Rows from a dataset of charts and code
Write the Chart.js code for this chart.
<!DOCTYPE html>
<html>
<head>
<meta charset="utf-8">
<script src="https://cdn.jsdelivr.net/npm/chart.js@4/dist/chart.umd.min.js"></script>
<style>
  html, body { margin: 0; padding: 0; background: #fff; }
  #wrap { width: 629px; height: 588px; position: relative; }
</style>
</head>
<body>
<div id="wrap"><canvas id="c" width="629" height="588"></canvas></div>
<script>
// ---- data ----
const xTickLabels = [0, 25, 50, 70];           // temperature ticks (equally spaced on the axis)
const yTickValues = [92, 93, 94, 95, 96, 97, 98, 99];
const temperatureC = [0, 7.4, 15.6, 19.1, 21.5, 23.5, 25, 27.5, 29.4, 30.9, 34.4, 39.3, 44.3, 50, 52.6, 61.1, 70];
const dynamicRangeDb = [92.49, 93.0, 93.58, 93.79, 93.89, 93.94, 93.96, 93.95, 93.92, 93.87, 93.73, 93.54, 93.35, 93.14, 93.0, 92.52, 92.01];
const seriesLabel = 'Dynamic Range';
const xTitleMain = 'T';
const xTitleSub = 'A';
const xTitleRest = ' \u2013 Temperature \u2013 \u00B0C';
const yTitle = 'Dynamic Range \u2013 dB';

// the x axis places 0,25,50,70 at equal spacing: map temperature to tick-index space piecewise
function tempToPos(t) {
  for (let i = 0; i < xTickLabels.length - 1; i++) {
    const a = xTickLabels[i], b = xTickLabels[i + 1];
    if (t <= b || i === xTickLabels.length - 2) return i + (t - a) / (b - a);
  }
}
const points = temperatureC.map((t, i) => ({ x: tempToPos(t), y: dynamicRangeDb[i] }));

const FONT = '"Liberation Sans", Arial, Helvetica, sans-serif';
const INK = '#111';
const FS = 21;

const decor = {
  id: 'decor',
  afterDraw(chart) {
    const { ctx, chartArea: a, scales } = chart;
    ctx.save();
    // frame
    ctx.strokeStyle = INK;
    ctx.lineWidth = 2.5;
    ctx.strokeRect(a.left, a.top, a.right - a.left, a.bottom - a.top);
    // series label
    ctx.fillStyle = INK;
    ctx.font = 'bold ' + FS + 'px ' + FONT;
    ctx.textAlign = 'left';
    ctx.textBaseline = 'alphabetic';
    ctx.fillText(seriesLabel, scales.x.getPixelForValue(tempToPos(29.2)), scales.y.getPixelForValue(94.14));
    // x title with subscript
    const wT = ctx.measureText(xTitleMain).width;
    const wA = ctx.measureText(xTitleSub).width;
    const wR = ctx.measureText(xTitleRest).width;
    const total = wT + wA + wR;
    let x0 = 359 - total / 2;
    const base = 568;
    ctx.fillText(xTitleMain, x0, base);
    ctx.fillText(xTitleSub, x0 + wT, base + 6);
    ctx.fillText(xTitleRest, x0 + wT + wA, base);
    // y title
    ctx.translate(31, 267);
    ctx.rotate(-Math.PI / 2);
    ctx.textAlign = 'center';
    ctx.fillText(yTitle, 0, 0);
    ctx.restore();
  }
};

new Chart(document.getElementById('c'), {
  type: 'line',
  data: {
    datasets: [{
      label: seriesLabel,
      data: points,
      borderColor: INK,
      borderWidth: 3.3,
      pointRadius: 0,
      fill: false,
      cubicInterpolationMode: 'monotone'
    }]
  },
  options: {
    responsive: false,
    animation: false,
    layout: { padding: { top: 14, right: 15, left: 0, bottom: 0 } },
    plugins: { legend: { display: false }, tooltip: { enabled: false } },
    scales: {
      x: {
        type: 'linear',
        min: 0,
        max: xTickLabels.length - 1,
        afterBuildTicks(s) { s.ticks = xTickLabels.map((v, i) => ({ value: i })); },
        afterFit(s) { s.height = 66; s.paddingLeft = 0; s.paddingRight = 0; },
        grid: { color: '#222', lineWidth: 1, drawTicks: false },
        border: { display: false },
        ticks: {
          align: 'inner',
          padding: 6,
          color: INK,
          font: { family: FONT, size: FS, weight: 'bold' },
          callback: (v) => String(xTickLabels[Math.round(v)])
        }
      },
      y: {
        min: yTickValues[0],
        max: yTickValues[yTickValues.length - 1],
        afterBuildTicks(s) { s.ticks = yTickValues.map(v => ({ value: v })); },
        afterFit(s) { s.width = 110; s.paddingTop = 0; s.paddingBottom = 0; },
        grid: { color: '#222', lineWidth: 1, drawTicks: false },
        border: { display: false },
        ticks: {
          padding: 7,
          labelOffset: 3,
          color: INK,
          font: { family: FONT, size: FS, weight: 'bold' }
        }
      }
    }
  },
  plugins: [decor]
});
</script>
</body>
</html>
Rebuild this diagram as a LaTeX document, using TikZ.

- SET PROBLEM
Copy out the full listing exactly.

- RESPONSE
Write the Chart.js code for this chart.
<!DOCTYPE html>
<html>
<head>
<meta charset="utf-8">
<script src="https://cdn.jsdelivr.net/npm/chart.js@4/dist/chart.umd.min.js"></script>
<style>
  html, body { margin: 0; padding: 0; background: #fff; }
  #wrap { width: 629px; height: 588px; position: relative; }
</style>
</head>
<body>
<div id="wrap"><canvas id="c" width="629" height="588"></canvas></div>
<script>
// ---- data ----
const xTickLabels = [0, 25, 50, 70];           // temperature ticks (equally spaced on the axis)
const yTickValues = [92, 93, 94, 95, 96, 97, 98, 99];
const temperatureC = [0, 7.4, 15.6, 19.1, 21.5, 23.5, 25, 27.5, 29.4, 30.9, 34.4, 39.3, 44.3, 50, 52.6, 61.1, 70];
const dynamicRangeDb = [92.49, 93.0, 93.58, 93.79, 93.89, 93.94, 93.96, 93.95, 93.92, 93.87, 93.73, 93.54, 93.35, 93.14, 93.0, 92.52, 92.01];
const seriesLabel = 'Dynamic Range';
const xTitleMain = 'T';
const xTitleSub = 'A';
const xTitleRest = ' \u2013 Temperature \u2013 \u00B0C';
const yTitle = 'Dynamic Range \u2013 dB';

// the x axis places 0,25,50,70 at equal spacing: map temperature to tick-index space piecewise
function tempToPos(t) {
  for (let i = 0; i < xTickLabels.length - 1; i++) {
    const a = xTickLabels[i], b = xTickLabels[i + 1];
    if (t <= b || i === xTickLabels.length - 2) return i + (t - a) / (b - a);
  }
}
const points = temperatureC.map((t, i) => ({ x: tempToPos(t), y: dynamicRangeDb[i] }));

const FONT = '"Liberation Sans", Arial, Helvetica, sans-serif';
const INK = '#111';
const FS = 21;

const decor = {
  id: 'decor',
  afterDraw(chart) {
    const { ctx, chartArea: a, scales } = chart;
    ctx.save();
    // frame
    ctx.strokeStyle = INK;
    ctx.lineWidth = 2.5;
    ctx.strokeRect(a.left, a.top, a.right - a.left, a.bottom - a.top);
    // series label
    ctx.fillStyle = INK;
    ctx.font = 'bold ' + FS + 'px ' + FONT;
    ctx.textAlign = 'left';
    ctx.textBaseline = 'alphabetic';
    ctx.fillText(seriesLabel, scales.x.getPixelForValue(tempToPos(29.2)), scales.y.getPixelForValue(94.14));
    // x title with subscript
    const wT = ctx.measureText(xTitleMain).width;
    const wA = ctx.measureText(xTitleSub).width;
    const wR = ctx.measureText(xTitleRest).width;
    const total = wT + wA + wR;
    let x0 = 359 - total / 2;
    const base = 568;
    ctx.fillText(xTitleMain, x0, base);
    ctx.fillText(xTitleSub, x0 + wT, base + 6);
    ctx.fillText(xTitleRest, x0 + wT + wA, base);
    // y title
    ctx.translate(31, 267);
    ctx.rotate(-Math.PI / 2);
    ctx.textAlign = 'center';
    ctx.fillText(yTitle, 0, 0);
    ctx.restore();
  }
};

new Chart(document.getElementById('c'), {
  type: 'line',
  data: {
    datasets: [{
      label: seriesLabel,
      data: points,
      borderColor: INK,
      borderWidth: 3.3,
      pointRadius: 0,
      fill: false,
      cubicInterpolationMode: 'monotone'
    }]
  },
  options: {
    responsive: false,
    animation: false,
    layout: { padding: { top: 14, right: 15, left: 0, bottom: 0 } },
    plugins: { legend: { display: false }, tooltip: { enabled: false } },
    scales: {
      x: {
        type: 'linear',
        min: 0,
        max: xTickLabels.length - 1,
        afterBuildTicks(s) { s.ticks = xTickLabels.map((v, i) => ({ value: i })); },
        afterFit(s) { s.height = 66; s.paddingLeft = 0; s.paddingRight = 0; },
        grid: { color: '#222', lineWidth: 1, drawTicks: false },
        border: { display: false },
        ticks: {
          align: 'inner',
          padding: 6,
          color: INK,
          font: { family: FONT, size: FS, weight: 'bold' },
          callback: (v) => String(xTickLabels[Math.round(v)])
        }
      },
      y: {
        min: yTickValues[0],
        max: yTickValues[yTickValues.length - 1],
        afterBuildTicks(s) { s.ticks = yTickValues.map(v => ({ value: v })); },
        afterFit(s) { s.width = 110; s.paddingTop = 0; s.paddingBottom = 0; },
        grid: { color: '#222', lineWidth: 1, drawTicks: false },
        border: { display: false },
        ticks: {
          padding: 7,
          labelOffset: 3,
          color: INK,
          font: { family: FONT, size: FS, weight: 'bold' }
        }
      }
    }
  },
  plugins: [decor]
});
</script>
</body>
</html>
Rebuild this diagram as a LaTeX document, using TikZ.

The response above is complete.